Vasily Polenov was closely acquainted with Anatoly Lunacharsky, the first Bolshevik Commissar of Education. This association was instrumental in Polenov becoming one of the first to obtain the status of “national artist.” However, by that time Polenov was already seriously ill and his son Dmitry had assumed responsibilities as the head of the family.
“Even in the course of the most dire events of 1917, the thoughts of Polenovs were focused on things like building a church, organizing an educational program for peasants and preserving the estate. Or studying water plants in the Oka River. I’m not kidding about that,” Natalia Polenova said.
And in fact, among the many artifacts in the exhibition is Dmitry Polenov’s diary, where he wrote down how many crayfish he caught and what kind of diseases the trees in the park were exposed to, as well as his drawings of fish.

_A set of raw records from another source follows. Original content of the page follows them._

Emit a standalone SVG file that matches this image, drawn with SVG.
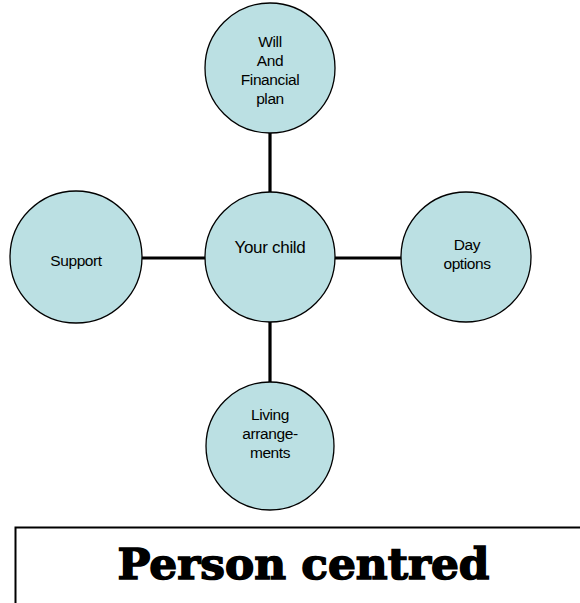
<svg xmlns="http://www.w3.org/2000/svg" width="580" height="603" viewBox="0 0 580 603">
<style>
.node{fill:#bbe0e3;stroke:#000;stroke-width:1.3}
.lbl{font-family:"Liberation Sans",Arial,sans-serif;font-size:15.5px;letter-spacing:-0.4px;fill:#000;text-anchor:middle}
.conn{stroke:#000;stroke-width:3.2;fill:none}
.title{font-family:"DejaVu Serif","Liberation Serif",serif;font-weight:bold;font-size:42px;fill:#000;stroke:#000;stroke-width:1.5;text-anchor:middle}
</style>
<rect width="580" height="603" fill="#fff"/>
<g id="connectors">
<line class="conn" x1="270" y1="133" x2="270" y2="193"/>
<line class="conn" x1="142" y1="258" x2="205" y2="258"/>
<line class="conn" x1="335" y1="258" x2="401" y2="258"/>
<line class="conn" x1="270" y1="321" x2="270" y2="383"/>
</g>
<g id="will">
<circle class="node" cx="270" cy="68" r="65"/>
<text class="lbl" x="270" y="47">Will</text>
<text class="lbl" x="270" y="66">And</text>
<text class="lbl" x="270" y="85">Financial</text>
<text class="lbl" x="270" y="104">plan</text>
</g>
<g id="child">
<circle class="node" cx="270" cy="257" r="65"/>
<text class="lbl" x="270" y="253" style="font-size:17px;letter-spacing:-0.3px">Your child</text>
</g>
<g id="support">
<circle class="node" cx="76" cy="257" r="66"/>
<text class="lbl" x="76" y="266">Support</text>
</g>
<g id="day">
<circle class="node" cx="466" cy="257" r="65"/>
<text class="lbl" x="467" y="250">Day</text>
<text class="lbl" x="467" y="269">options</text>
</g>
<g id="living">
<circle class="node" cx="270" cy="446" r="64"/>
<text class="lbl" x="270" y="420">Living</text>
<text class="lbl" x="270" y="439">arrange-</text>
<text class="lbl" x="270" y="458">ments</text>
</g>
<g id="titlebox">
<rect x="15.5" y="527.5" width="600" height="100" fill="#fff" stroke="#000" stroke-width="2"/>
<text class="title" x="303.5" y="579" textLength="372" lengthAdjust="spacingAndGlyphs">Person centred</text>
</g>
</svg>
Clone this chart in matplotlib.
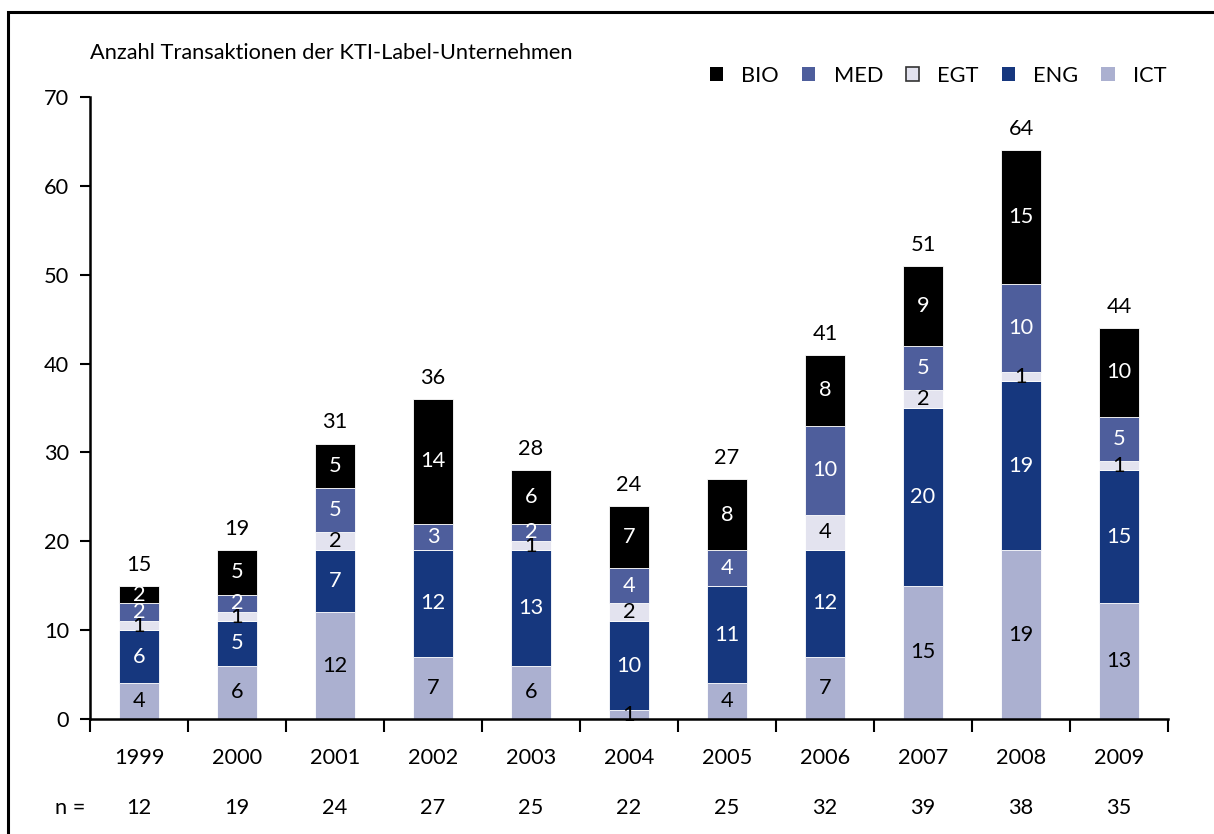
import matplotlib
matplotlib.use("Agg")
import matplotlib.pyplot as plt
from matplotlib.patches import Rectangle, Patch
import numpy as np

years = ["1999", "2000", "2001", "2002", "2003", "2004", "2005", "2006", "2007", "2008", "2009"]
n_values = [12, 19, 24, 27, 25, 22, 25, 32, 39, 38, 35]
ICT = [4, 6, 12, 7, 6, 1, 4, 7, 15, 19, 13]
ENG = [6, 5, 7, 12, 13, 10, 11, 12, 20, 19, 15]
EGT = [1, 1, 2, 0, 1, 2, 0, 4, 2, 1, 1]
MED = [2, 2, 5, 3, 2, 4, 4, 10, 5, 10, 5]
BIO = [2, 5, 5, 14, 6, 7, 8, 8, 9, 15, 10]
totals = [15, 19, 31, 36, 28, 24, 27, 41, 51, 64, 44]

series = [("ICT", ICT, "#ABB0D0", "black"),
          ("ENG", ENG, "#16377E", "white"),
          ("EGT", EGT, "#E3E3EF", "black"),
          ("MED", MED, "#4E5E9C", "white"),
          ("BIO", BIO, "#000000", "white")]

plt.rcParams['font.family'] = ['Lato', 'DejaVu Sans']
FS = 15.7

fig = plt.figure(figsize=(12.14, 8.34), dpi=100)
ax = fig.add_axes([90/1214, 1-719/834, (1168-90)/1214, (719-97)/834])

x = np.arange(len(years))
bottom = np.zeros(len(years))
handles = {}
for name, vals, col, tcol in series:
    vals = np.array(vals, dtype=float)
    ax.bar(x, vals, width=0.41, bottom=bottom, color=col, edgecolor="white", linewidth=0.6, zorder=2)
    for xi, v, b in zip(x, vals, bottom):
        if v > 0:
            ax.text(xi, b + v/2, f"{int(v)}", ha="center", va="center", color=tcol, fontsize=FS, zorder=3)
    bottom += vals
    handles[name] = Patch(facecolor=col, edgecolor=("#333333" if name == "EGT" else col),
                          linewidth=1.2 if name == "EGT" else 0)

for xi, t in zip(x, totals):
    ax.annotate(f"{t}", (xi, t), xytext=(0, 8), textcoords="offset points", ha="center", va="bottom", fontsize=FS)

ax.set_xlim(-0.5, len(years) - 0.5)
ax.set_ylim(0, 70)
ax.set_yticks(range(0, 71, 10))
ax.tick_params(axis='y', direction='out', length=7, width=1.5, labelsize=FS, pad=8)
ax.set_xticks(np.arange(-0.5, len(years), 1.0))
ax.set_xticklabels([])
ax.tick_params(axis='x', direction='out', length=9, width=1.5)
for s in ["top", "right"]:
    ax.spines[s].set_visible(False)
for s in ["left", "bottom"]:
    ax.spines[s].set_linewidth(1.8)

trans = ax.get_xaxis_transform()
for xi, yr, nv in zip(x, years, n_values):
    ax.text(xi, -39/622, yr, transform=trans, ha="center", va="center", fontsize=FS, clip_on=False)
    ax.text(xi, -89/622, f"{nv}", transform=trans, ha="center", va="center", fontsize=FS, clip_on=False)
fig.text(70/1214, 1-808/834, "n =", ha="center", va="center", fontsize=FS)

fig.text(90/1214, 1-53/834, "Anzahl Transaktionen der KTI-Label-Unternehmen", ha="left", va="center", fontsize=FS)

order = ["BIO", "MED", "EGT", "ENG", "ICT"]
fig.legend([handles[k] for k in order], order, loc="center right", bbox_to_anchor=(1182/1214, 1-76/834),
           ncol=5, frameon=False, fontsize=FS, handlelength=0.6, handleheight=0.6, handletextpad=0.85,
           columnspacing=1.05, borderpad=0.2)

fig.patches.append(Rectangle((8/1214, -0.1), 1.2, 1.1 - 12/834, transform=fig.transFigure,
                             fill=False, edgecolor="black", linewidth=2.2))

fig.savefig("out.png", dpi=100)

Another part of the exhibition shows the family’s attempts to keep the estate functioning. To bring in income and avoid the nationalization of the property and the family’s eviction, the Polenovs invited the Bolshoi Theater to set up a vacation house on the territory of the estate. Some of the Bolshoi vacationers behaved like they owned the place, which led to many, sometimes comical, collisions. They are depicted in the drawings of Natalia Polenova, the youngest daughter of the artist.
The exhibition chronicles the events at Polenovo up to a very specific date, October 23, 1937, when both Dmitry Polenov and his wife Anna were arrested. They were charged with spying for the United Kingdom, based on a report from a local informer. They spent seven years in prison camps and were lucky to return alive. This will be the topic of the next installation in “37/101” series, to open next fall.
“Prologue” will run until April 15. In addition to this exhibition, you can visit the main estate house — more than 20 rooms filled with paintings by Vasily Polenov and his contemporaries, including Ilya Repin, Konstantin Korovin and Ivan Kramskoi. There are also art objects and furniture designed by the artist and his family. “Abbey House,” where Polenov’s workshop used to be, is also open to the public. The nearby village of Bekhovo is worth the 20-minute walk to get there for the church designed by Polenov, a rare example of Russian Art Nouveau.
Polenovo Museum. +7 (48734) 33838. www.polenovo.ru. By train Moscow-Tula from Kursky Railway Station to Tarusskaya, then taxi to Polenovo (around 400 rubles).